In that state, where the primary is held Jan. 8, Mr. McCain, Mr. Romney and Mrs. Clinton have begun broadcasting advertisements that talk about cutting taxes and reducing government spending. Both those issues have historically proved to have great resonance with New Hampshire voters, and particularly with independents who are allowed to vote in either primary.

This is not to suggest that Iraq is no longer a pressing issue for many voters. Senator Barack Obama points to his unwavering opposition to the war in a television advertisement being broadcast in the final hours here, and Mr. McCain is pointing to his early advocacy of increasing troop levels in Iraq as evidence that he had more national security credentials than Mr. Romney.

What has changed, though, is that the war in Iraq is far from the only issue driving this election, the result of the decline in carnage there and daily reports that the nation’s economy might be in trouble.

“I still think the war is a real important issue,” said David Axelrod, a senior strategist for Mr. Obama. “But the sense of economic insecurity has grown and pushed those other issues up on the list of concerns.”

That has become increasingly evident in what the candidates are hearing from voters. Mrs. Clinton and Mr. Obama were pressed on Social Security, gaps in Medicare coverage, the economic threat to middle class from the alternative minimum tax and rising energy costs. All the candidates are hearing, at virtually every stop, questions about immigration and trade deals.

Tightening the message
And it was increasingly evident in what the candidates were choosing to say at a time when they were enjoying as big as a stage as they will during this caucus season. In his speeches, Mr. Obama is spending less time speaking about the war than he once did, instead talking about a “retirement system that is in tatters,” and the loss of jobs to Mexico. Mr. McCain talked about Iraq and Pakistan, but moved to on to talk about education, health care and global warming.

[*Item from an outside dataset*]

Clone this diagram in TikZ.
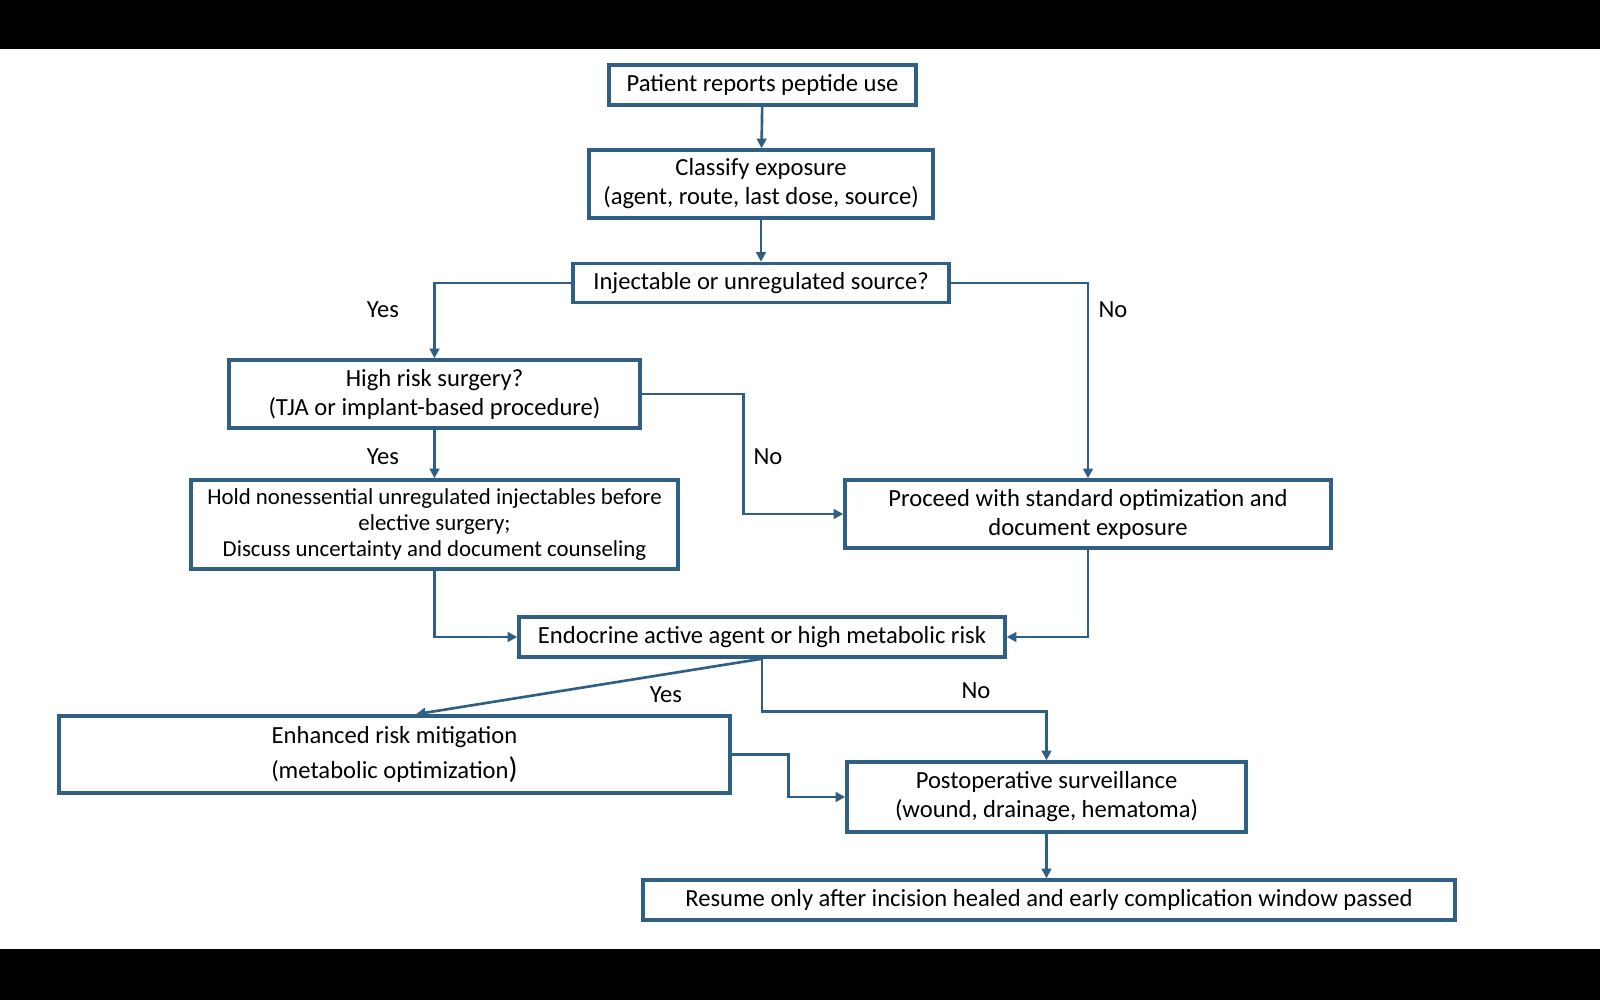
\documentclass[tikz,border=0pt]{standalone}
\usepackage{fontspec}
\setmainfont{Carlito}
\usetikzlibrary{arrows.meta}
\definecolor{flowblue}{HTML}{2F5F85}
\begin{document}
\begin{tikzpicture}[
    box/.style={draw=flowblue, line width=2pt, fill=white, align=center,
      inner sep=0pt, font=\fontsize{14}{16.5}\selectfont},
    lbl/.style={font=\fontsize{14}{16.5}\selectfont},
    flow/.style={draw=flowblue, line width=1.5pt,
      -{Triangle[length=5.5pt,width=5.5pt]}}
  ]
  \useasboundingbox (0,0) rectangle (32,-20);
  \fill[white] (0,0) rectangle (32,-20);
  \fill[black] (0,0) rectangle (32,-0.98);
  \fill[black] (0,-18.98) rectangle (32,-20);
  \draw
    (15.25,-1.70) node[box, minimum width=6.14cm, minimum height=0.80cm] (report){Patient reports peptide use}
    (15.22,-3.68) node[box, minimum width=6.88cm, minimum height=1.36cm] (classify){Classify exposure\\(agent, route, last dose, source)}
    (15.22,-5.66) node[box, minimum width=7.52cm, minimum height=0.78cm] (inject){Injectable or unregulated source?}
    (8.69,-7.88) node[box, minimum width=8.22cm, minimum height=1.36cm] (highrisk){High risk surgery?\\(TJA or implant-based procedure)}
    (8.69,-10.49) node[box, minimum width=9.74cm, minimum height=1.78cm, font=\fontsize{13}{15}\selectfont] (hold){Hold nonessential unregulated injectables before\\elective surgery;\\Discuss uncertainty and document counseling}
    (21.76,-10.28) node[box, minimum width=9.72cm, minimum height=1.36cm] (proceed){Proceed with standard optimization and\\document exposure}
    (15.24,-12.74) node[box, minimum width=9.72cm, minimum height=0.80cm] (endo){Endocrine active agent or high metabolic risk}
    (7.89,-15.09) node[box, minimum width=13.42cm, minimum height=1.54cm, font=\fontsize{14}{20}\selectfont] (mitig){Enhanced risk mitigation\\(metabolic optimization{\fontsize{17}{20}\selectfont)}}
    (20.93,-15.94) node[box, minimum width=7.98cm, minimum height=1.40cm] (postop){Postoperative surveillance\\(wound, drainage, hematoma)}
    (20.98,-18.00) node[box, minimum width=16.24cm, minimum height=0.80cm] (resume){Resume only after incision healed and early complication window passed};
  \draw
    (7.66,-6.20) node[lbl] (yes1){Yes}
    (22.26,-6.20) node[lbl] (no1){No}
    (7.66,-9.14) node[lbl] (yes2){Yes}
    (15.36,-9.14) node[lbl] (no2){No}
    (13.32,-13.90) node[lbl] (yes3){Yes}
    (19.52,-13.82) node[lbl] (no3){No};
  \begin{scope}[flow]
    \draw (report) to (classify);
    \draw (classify) to (inject);
    \draw (inject.west) -| (highrisk.north);
    \draw (inject.east) -| (proceed.north);
    \draw (highrisk.east) -- ++(2.04,0) |- (proceed.west);
    \draw (highrisk) to (hold);
    \draw (hold.south) |- (endo.west);
    \draw (proceed.south) |- (endo.east);
    \draw (endo.south) -- ([xshift=0.43cm]mitig.north);
    \draw (endo.south) -- ++(0,-1.06) -| (postop.north);
    \draw (mitig.east) -- ++(1.14,0) |- (postop.west);
    \draw (postop.south) -- (postop.south |- resume.north);
  \end{scope}
\end{tikzpicture}
\end{document}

“There are a number of challenges facing us domestically,” Mr. McCain said Wednesday in Londonderry, N.H.

Mrs. Clinton is devoting a long portion of her closing speech to health care. Mr. Huckabee’s closing stump speech is devoted to economic anxiety, as he criticizes Wall Street and hedge funds managers and says that the wealthy cannot understand the concerns of everyday people.

And Mr. Edwards on Wednesday seized on the news that oil prices had reached $100 a barrel to reprise the populist message that long ago eclipsed the war as the central thrust of the campaign. “Today’s report that the price of oil has reached $100 a barrel is just another example of how corporate greed is squeezing the middle class,” he said.

Marc Santora contributed reporting from Londonderry, N.H.